最后一次见到X,是大概7年前。当时,我已经辞职,但因为办理手续的缘故,要回报社老大楼。挤进破旧的电梯,忽然听到逼仄的空间里有熟悉的声音在叫我的名字。X还是戴着那幅茶色的眼镜,而我连寒暄竟然都失语了,唯唯诺诺地不知说什么是好。

接下来的时间比电梯更慢。好不容易到了底楼,我像是要逃离废墟一般仓皇,讪讪地说,X老师,那我有事先走了。只听得X在电梯里似乎在和他的同事说,这是我以前的实习生,好好的处长不去做,也要单干了。

我一直记得X的手机号码,但再也没给他发过短信,哪怕是群发的春节祝福。我之前也已经听说,因为那份报纸的快速衰落,X的创收事业早就惨淡收场,现在只是在一家行业报里做个每天打卡的记者。

不知道,他换了大房子没,孩子应该已经大学毕业了吧?

是X带我进入了媒体行业,让我从一开始就品尝了纸醉金迷,见识了无冕之王的交易。他其实对我很好,但我,就是想逃。
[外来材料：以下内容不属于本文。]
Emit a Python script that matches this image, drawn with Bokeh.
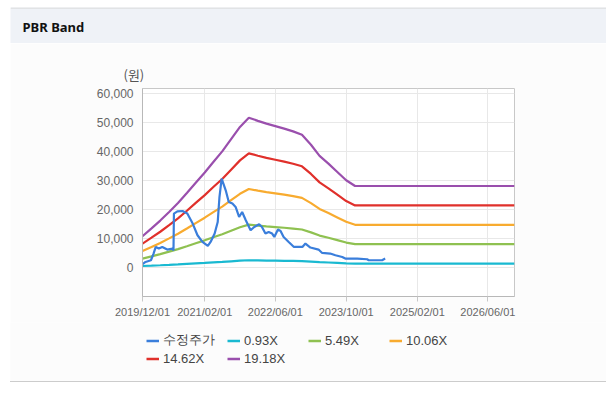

刚刚决定离开《三联生活周刊》投身互联网的苗炜说,“但凡有点生存缝隙,我也许就不会离开”。苗师傅和X应该不是同一类人,可是,我总在想, 这一代媒体人,生存的缝隙难道真的那么逼仄,非要和光同尘才能有一份体面?

去年8月起,我不再写作媒体札记,转身创办新榜,将之作为我全神贯注的事业。这一年里,我认识了太多年轻人,他们像十几年前的我一样踏入这个行业,其中最让我印象深刻的却并非科班出身的新闻系学生,而是那些互联网时代的野蛮拓荒者,他们管自己开设的微信公众号叫作“自媒体”,他们换了一个姿势写软文收广告费,他们发动的是降维战争,打得X这样的前辈落花流水。

我帮不了X,但我希望他体面,也希望我体面,希望所有还在这个行业淘金的人都能体面,体面地写作,体面地接广告。

我不想接过老板在夜总会里塞过来的那叠钱,那不体面。